People do NOT like it here if you even HINT that things that are done in England might be better. but will tell you in the same breath that things that are done in England might be better. There's this curious situation where there are people doing things in my field here that have been done in the UK for years and years but if they're done in an Irish context they're described as "innovative" and "unique" but if you report them as having worked in the UK context, people ask you where's the evidence that THE EXACT SAME THING could ever work in Ireland.
OK, this is the first post I've read on any thread recently that seems to be genuinely saying that Irish people are backward, stupid, defensive, and define themselves entirely in relation to England.
That is not my experience at all, and I left Ireland very recently and visit for extended periods frequently. (It would be very easy for me to maintain a voting registration if I didn't respect Ireland's need to restrict voting to residents.)
I don't know who you know, or what you do, but what you describe sounds like an attitude I thought had mostly been left behind - an inferiority complex combined with a constant need for external praise. "Oh we're a great little country really..."

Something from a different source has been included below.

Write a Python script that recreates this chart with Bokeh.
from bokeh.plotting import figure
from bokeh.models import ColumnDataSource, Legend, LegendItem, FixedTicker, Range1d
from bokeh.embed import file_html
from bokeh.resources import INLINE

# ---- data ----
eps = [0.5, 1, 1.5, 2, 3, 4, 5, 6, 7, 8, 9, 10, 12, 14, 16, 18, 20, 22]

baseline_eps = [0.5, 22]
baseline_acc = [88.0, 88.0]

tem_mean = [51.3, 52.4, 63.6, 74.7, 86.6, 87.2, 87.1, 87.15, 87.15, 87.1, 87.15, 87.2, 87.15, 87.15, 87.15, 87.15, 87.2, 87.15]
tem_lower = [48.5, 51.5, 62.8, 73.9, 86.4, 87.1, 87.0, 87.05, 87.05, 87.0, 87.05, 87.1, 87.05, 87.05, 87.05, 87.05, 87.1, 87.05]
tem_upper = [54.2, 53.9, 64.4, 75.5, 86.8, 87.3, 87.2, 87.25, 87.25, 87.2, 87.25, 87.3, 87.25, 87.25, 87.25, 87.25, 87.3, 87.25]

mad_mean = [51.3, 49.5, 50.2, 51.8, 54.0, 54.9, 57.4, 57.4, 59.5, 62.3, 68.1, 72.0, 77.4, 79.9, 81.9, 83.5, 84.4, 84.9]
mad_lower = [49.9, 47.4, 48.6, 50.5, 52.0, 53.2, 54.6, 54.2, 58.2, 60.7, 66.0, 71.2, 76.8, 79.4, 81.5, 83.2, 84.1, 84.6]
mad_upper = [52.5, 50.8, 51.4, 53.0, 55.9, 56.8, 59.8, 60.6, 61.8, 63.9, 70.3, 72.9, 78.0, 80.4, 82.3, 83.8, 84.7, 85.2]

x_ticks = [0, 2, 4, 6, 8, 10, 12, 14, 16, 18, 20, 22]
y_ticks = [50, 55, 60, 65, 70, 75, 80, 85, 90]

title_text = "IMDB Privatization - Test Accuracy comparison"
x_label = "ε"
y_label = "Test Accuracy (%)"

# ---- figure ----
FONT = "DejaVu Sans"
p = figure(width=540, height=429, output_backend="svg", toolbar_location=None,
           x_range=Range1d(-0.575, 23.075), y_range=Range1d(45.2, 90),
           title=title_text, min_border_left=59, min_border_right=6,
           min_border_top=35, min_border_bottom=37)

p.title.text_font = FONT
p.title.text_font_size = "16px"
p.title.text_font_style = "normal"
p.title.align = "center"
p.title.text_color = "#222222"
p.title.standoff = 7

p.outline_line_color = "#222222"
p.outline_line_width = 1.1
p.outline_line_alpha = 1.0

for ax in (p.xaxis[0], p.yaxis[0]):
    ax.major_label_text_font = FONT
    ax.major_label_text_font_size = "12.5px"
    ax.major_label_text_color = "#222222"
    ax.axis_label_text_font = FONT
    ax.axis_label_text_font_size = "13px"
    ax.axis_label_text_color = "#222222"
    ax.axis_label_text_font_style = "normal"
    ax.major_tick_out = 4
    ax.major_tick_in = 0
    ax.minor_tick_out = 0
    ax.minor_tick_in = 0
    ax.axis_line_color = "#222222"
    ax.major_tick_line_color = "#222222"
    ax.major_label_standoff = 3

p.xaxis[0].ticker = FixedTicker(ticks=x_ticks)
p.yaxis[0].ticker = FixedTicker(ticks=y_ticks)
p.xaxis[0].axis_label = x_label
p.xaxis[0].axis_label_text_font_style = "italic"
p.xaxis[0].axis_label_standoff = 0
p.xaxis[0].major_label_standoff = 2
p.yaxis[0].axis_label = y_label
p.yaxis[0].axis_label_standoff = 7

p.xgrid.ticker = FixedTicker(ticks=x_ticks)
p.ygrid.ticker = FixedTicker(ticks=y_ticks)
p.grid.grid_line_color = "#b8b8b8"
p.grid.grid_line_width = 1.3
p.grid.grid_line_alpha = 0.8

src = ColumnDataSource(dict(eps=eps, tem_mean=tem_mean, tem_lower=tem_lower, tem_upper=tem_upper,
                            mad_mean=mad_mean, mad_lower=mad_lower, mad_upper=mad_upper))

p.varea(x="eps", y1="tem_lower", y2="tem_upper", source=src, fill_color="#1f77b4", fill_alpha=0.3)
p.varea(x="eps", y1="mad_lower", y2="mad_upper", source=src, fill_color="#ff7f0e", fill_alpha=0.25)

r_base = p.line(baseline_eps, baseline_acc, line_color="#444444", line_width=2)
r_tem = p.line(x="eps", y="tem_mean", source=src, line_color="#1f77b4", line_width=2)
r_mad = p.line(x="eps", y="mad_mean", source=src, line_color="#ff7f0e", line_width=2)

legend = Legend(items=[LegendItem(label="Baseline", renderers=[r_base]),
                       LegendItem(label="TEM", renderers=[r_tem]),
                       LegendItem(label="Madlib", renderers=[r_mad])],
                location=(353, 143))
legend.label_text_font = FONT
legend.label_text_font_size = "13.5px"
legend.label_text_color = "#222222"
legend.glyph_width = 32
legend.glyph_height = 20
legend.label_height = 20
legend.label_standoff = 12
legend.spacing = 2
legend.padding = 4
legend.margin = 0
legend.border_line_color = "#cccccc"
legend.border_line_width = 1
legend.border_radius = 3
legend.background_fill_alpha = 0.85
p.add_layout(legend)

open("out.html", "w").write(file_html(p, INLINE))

I also don't recognise the hostility to emigrants, or sense that leaving the country to live elsewhere makes you less Irish.
As for "self-identifying" as Irish, if you are Irish born and bred? 
Sorry, no. She's Irish and if Ireland pisses her off she has as much right to say it as any of the other Irish people living anywhere in the world, including Ireland.
We are not such a shitty little nation that we have to all talk up Ireland and Irishness all the time.
How embarrassing and insulting it is to be told that Ireland is too crap to bear having Irish people ever say anything negative about it.